Ulster American, a new play by Belfast-born playwright David Ireland, is a raucous, funny, disconcerting satire on the cascading consequences of an ill-considered remark where, through social media, the private can become indelibly public. “I grew up during the Troubles,”writes Ireland,”I’m well aware of the dangers of tribalism and sanctimony. And sometimes the whole world feels like Northern Ireland in the 80s and 90s.”

This hit production from the 2018 Edinburgh Festival, which heads for Broadway later this year, is a bruising eisteddfod of escalating provocations and gotcha moments. The setting is a London apartment where Jay Conway, a middle-aged Oscar-winning Hollywood actor is meeting with up-and-coming English director, Leigh Carver and Ruth Davenport, an emerging playwright from Northern Ireland.

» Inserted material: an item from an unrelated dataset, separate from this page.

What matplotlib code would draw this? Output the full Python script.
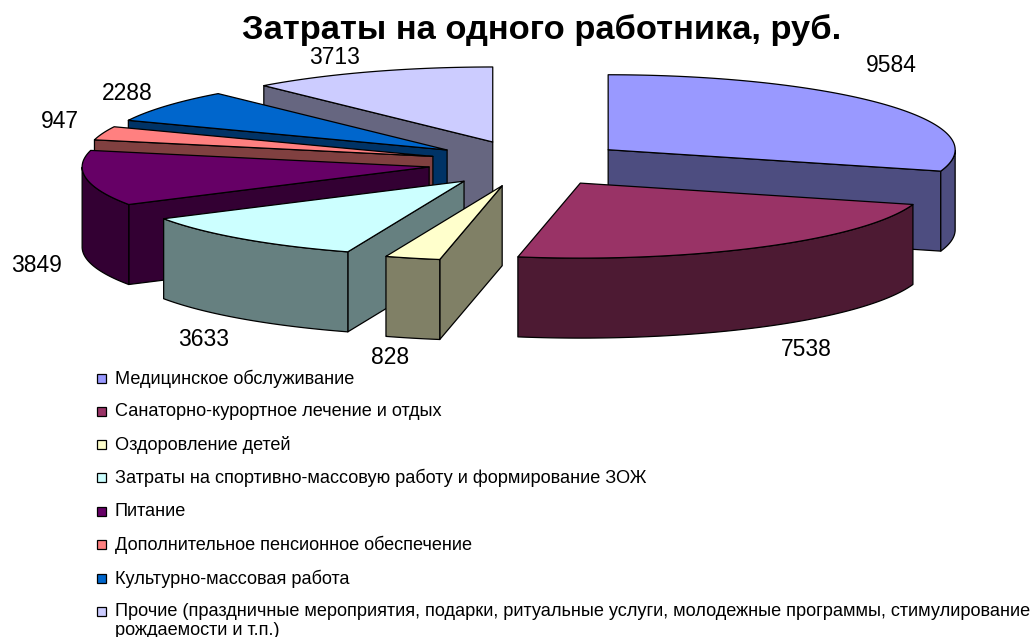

There is ripe comedy in the broad-brush portraits. Jay (Darrell D’Silva) is the mansplaining, manspreading egoist, full of actorly talk of ‘process’ and ‘journey’, name-checking the famous, parading his AA credentials, and unctuously faking humility as he bullies and badgers the younger, earnest, but overtly ambitious Leigh (Robert Jack).

Into this antler-rattling contest comes Ruth (Lucianne McEvoy) from Ulster with a play about Tommy, a Unionist who wreaks lethal havoc on the Catholic citizenry in the name of true destiny.

Things really begin to unravel when Jay, himself of Catholic heritage, discovers to his horror that he is starring in a play entirely devoted to the Protestant cause. When Ruth unhelpfully declares herself British, not Irish, Leigh enters the fray with lame attempts to make the play a fuzzy non-specific metaphor. Things worsen when Ruth tells him she voted ‘Leave’ in the Brexit referendum.

Becky Minto’s functional set, a modern apartment with couches in muted blues and greys, is warmly lit by Kate Bonney. Director Gareth Nicholls keeps the pace fast and farcical as the actors engage with each other and Ireland’s frantic, transgressive script. The expletives fly and the invective is both comic and disconcerting.

Like the plotlines, the performances are variously and hilariously monstrous. Darrell D’Silva’s Jay is an overbearing, dissembling buffoon, Lucianne McEvoy’s Ruth is both heroine and devious opportunist, and as Leigh, Robert Jack, marvellously dithers and manoeuvres in a desperate self-serving attempt to become a champion of new Irish writing.

In its impertinence Ulster American parodies problem plays like Yasmina Reza’s God of Carnage, or local works like The Slap, where a micro-event is amplified into social catastrophe. In turning to rough, outlandish comedy, the energetic Traverse Company do not belittle the importance of striving for ethical behaviour and just principles, but for 90 minutes they help us to lighten the load.

“Satire a hilarious way of tackling minor troubles” The Australian, March 15, 2019, p.15.

1 Comment »

  1. It opened last night (March 20th)at ASB Waterfront Theatre, Auckland as part of the last week of the current Auckland Arts Festival. I was there. You’ve nailed it with this review – haven’t lost your touch! Concision, wit, apt-witty-telling adjectives/phrases – thank you!
    Performance got a standing ovation from a majority of the full house audience. Pre-show Lucianne McEvoy (who plays Ruth Davenport) gave a graceful curtain speech acknowledging the ghastly circumstances we find ourselves coping with in NZ now. In the best of ways the play (which the author aptly describes as “an unnerving burlesque of a play” in the programme) brought us levity, profundity and humanity packaged as a fast paced satirical romp, acted by an consummate
    cast of three – a true ensemble. A supurb, fascinatingly clever, evening of theatre!